Note: The Royal Museum in on the right (recommended)
Victoria, British Columbia, floating on Juan de Fuca Strait, looks a bit dated, but refurbished. A long way off, past the harbor entrance into tremendous cloud banks, occasionally the Olympic Peninsula, guarded by Port Angeles, Washington, appear like a mirage. The channel of Juan de Fuca itself is not always so inviting given the unpredictability of the sometimes harsh north Pacific weather fits. Still, this very densely populated place -- the Garden City -- is rated as one of the cities with the best quality of life in the world. Hmm.
Victoria itself harbors ghosts. Or that is the impression given on one of the most popular evening pastimes, a ghost walk sponsored by a local family over many years. Snooping around town, dodging traffic, slipping down alleys, and seated in abandoned rooms can help anyone's imagination that the thumping noise is sinister calls for help from beyond. More likely, it's a carpenter working overtime to restore the old structure and rooms above. But, maybe not? Listening to the gory details of past murders was too much for one lassie before the tour had even gotten started.
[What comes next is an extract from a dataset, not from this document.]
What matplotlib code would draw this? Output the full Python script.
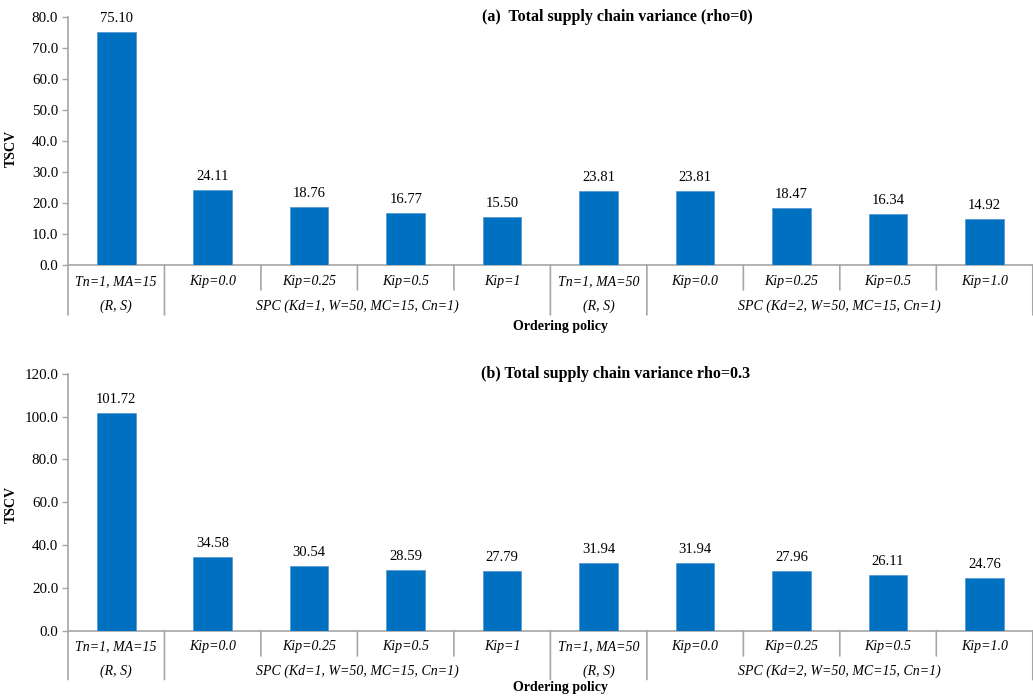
import matplotlib
matplotlib.use('Agg')
import matplotlib.pyplot as plt

# valores
policy_labels = ['Tn=1, MA=15', 'Kip=0.0', 'Kip=0.25', 'Kip=0.5', 'Kip=1',
                 'Tn=1, MA=50', 'Kip=0.0', 'Kip=0.25', 'Kip=0.5', 'Kip=1.0']
group_labels = ['(R, S)', 'SPC (Kd=1, W=50, MC=15, Cn=1)',
                '(R, S)', 'SPC (Kd=2, W=50, MC=15, Cn=1)']
group_spans = [(0, 0), (1, 4), (5, 5), (6, 9)]
tscv_rho0 = [75.10, 24.11, 18.76, 16.77, 15.50, 23.81, 23.81, 18.47, 16.34, 14.92]
tscv_rho03 = [101.72, 34.58, 30.54, 28.59, 27.79, 31.94, 31.94, 27.96, 26.11, 24.76]

plt.rcParams['font.family'] = 'Liberation Serif'
BAR_COLOR = '#0070C0'
AXIS_COLOR = '#A6A6A6'
FS = 10


def draw_panel(ax, values, ymax, ystep, title, title_x, row1, row2, short_len,
               long_len, xlabel_off, ylabel_y):
    x = range(len(values))
    ax.bar(x, values, width=0.4, color=BAR_COLOR, edgecolor='#5B9BD5',
           linewidth=0.6, zorder=3)
    for xi, v in zip(x, values):
        ax.annotate(f'{v:.2f}', xy=(xi, v), xytext=(0, 5),
                    textcoords='offset points', ha='center', va='bottom',
                    fontsize=FS + 0.5)

    ax.set_xlim(-0.5, len(values) - 0.5)
    ax.set_ylim(0, ymax)
    ax.set_yticks([i * ystep for i in range(int(ymax / ystep) + 1)])
    ax.yaxis.set_major_formatter(plt.FuncFormatter(lambda v, p: f'{v:.1f}'))
    ax.tick_params(axis='y', labelsize=FS + 0.8, length=4, color=AXIS_COLOR,
                   width=1, pad=3)
    ax.set_xticks([])

    for s in ['top', 'right']:
        ax.spines[s].set_visible(False)
    for s in ['left', 'bottom']:
        ax.spines[s].set_color(AXIS_COLOR)
        ax.spines[s].set_linewidth(1.2)

    # etiquetas de categorias (dos niveles)
    for xi, lab in enumerate(policy_labels):
        ax.annotate(lab, xy=(xi, 0), xycoords=('data', 'axes fraction'),
                    xytext=(0, -row1), textcoords='offset points',
                    ha='center', va='center', fontsize=FS, style='italic')
    for lab, (a, b) in zip(group_labels, group_spans):
        ax.annotate(lab, xy=((a + b) / 2, 0), xycoords=('data', 'axes fraction'),
                    xytext=(0, -row2), textcoords='offset points',
                    ha='center', va='center', fontsize=FS, style='italic')

    # separadores
    long_pos = [-0.5] + [b + 0.5 for (a, b) in group_spans]
    for i in range(len(values) + 1):
        pos = i - 0.5
        ln = long_len if pos in long_pos else short_len
        ax.annotate('', xy=(pos, 0), xycoords=('data', 'axes fraction'),
                    xytext=(0, -ln), textcoords='offset points',
                    arrowprops=dict(arrowstyle='-', color=AXIS_COLOR, lw=1.2,
                                    shrinkA=0, shrinkB=0))

    ax.annotate('Ordering policy', xy=(0.51, 0), xycoords='axes fraction',
                xytext=(0, -xlabel_off), textcoords='offset points',
                ha='center', va='center', fontsize=FS, fontweight='bold')
    ax.set_ylabel('TSCV', fontsize=FS, fontweight='bold')
    ax.yaxis.set_label_coords(-0.052, ylabel_y)
    ax.text(title_x, 1.0, title, transform=ax.transAxes, ha='center',
            va='center', fontsize=11.5, fontweight='bold')


fig = plt.figure(figsize=(10.33, 6.99), dpi=100)
ax1 = fig.add_axes([0.0658, 0.621, 0.934, 0.355])
ax2 = fig.add_axes([0.0658, 0.0973, 0.934, 0.368])

draw_panel(ax1, tscv_rho0, 80, 10, '(a)  Total supply chain variance (rho=0)',
           0.569, 12, 29.5, 18, 36, 44, 0.47)
draw_panel(ax2, tscv_rho03, 120, 20, '(b) Total supply chain variance rho=0.3',
           0.567, 11.5, 29, 18, 35, 41, 0.49)

fig.savefig('out.png', dpi=100)
plt.close(fig)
Her mother and she abruptly left our group of bloodthirsty scoundrels.
An apparent cliche for this town, which draws many retirees, refers to city as for "the newly dead and nearly dead".
I and fellow old traveller Richard soldiered on though, with only a little sweat (caused by the distance walked and the pace, not fear). A pizza shared in a friendly late night bar, with frolicking teens nearby, was just the ticket to bring my thoughts back from the grave.
Victoria is the capital of British Columbia and southernmost major city in Western Canada. It is located about 60 miles from Vancouver on the mainland. The city is about 60 mi. from Seattle by airplane, ferry, or the Victoria Clipper passenger-only ferry, and 25 miles from Port Angeles, Washington, by the Coho ferry (owned by Black Ball) across the Juan de Fuca.
In the latter half of the 19th century, the Port of Victoria became one of North America's largest importers of opium, serving the unregulated opium trade from Hong Kong until about 1865, when the legislature issued licences and levied duties. This trade was banned in 1908.
The Salish Sea's outlet to the Pacific Ocean is the Strait of Juan de Fuca. The international boundary between Canada and the US runs down the center of the strait. And yet, to this day, as all good neighboring friends do from time to time, the two nations are disputing the boundary. Since 2009, the Juan de Fuca Channel and Puget Sound as well as the Strait of Georgia and related waters are combined under a general name Salish Sea. This latter definition was approved by geographic boards of Canada and the US.
My hotel in Victoria was at the harbor's edge across the street from the ferry embarkation, US customs, station; an afternoon launch was fairly uncomplicated, since the vehicle could be left in line all day.
The sea was calm, but the spectacular cloud array that burst over the Olympic Peninsula not far to the south defied what was below. The Coho sailed directly into the Port of Port Angeles, Washington State, as twilight began to sneak between the air streams and vapor pillows and the threat of rain and storms subsided.
Note: a small pall of smoke (left) marks Port Angeles along the dark peninsula in the distance.
Perhaps I did cross over to the "other side" in Victoria. The cloud display above Juan de Fuca, with the legendary peninsula unveiling its mountain interior for brief moments, offered travellers on the Coho in mid-October a possible introduction to the lands of St. Peter.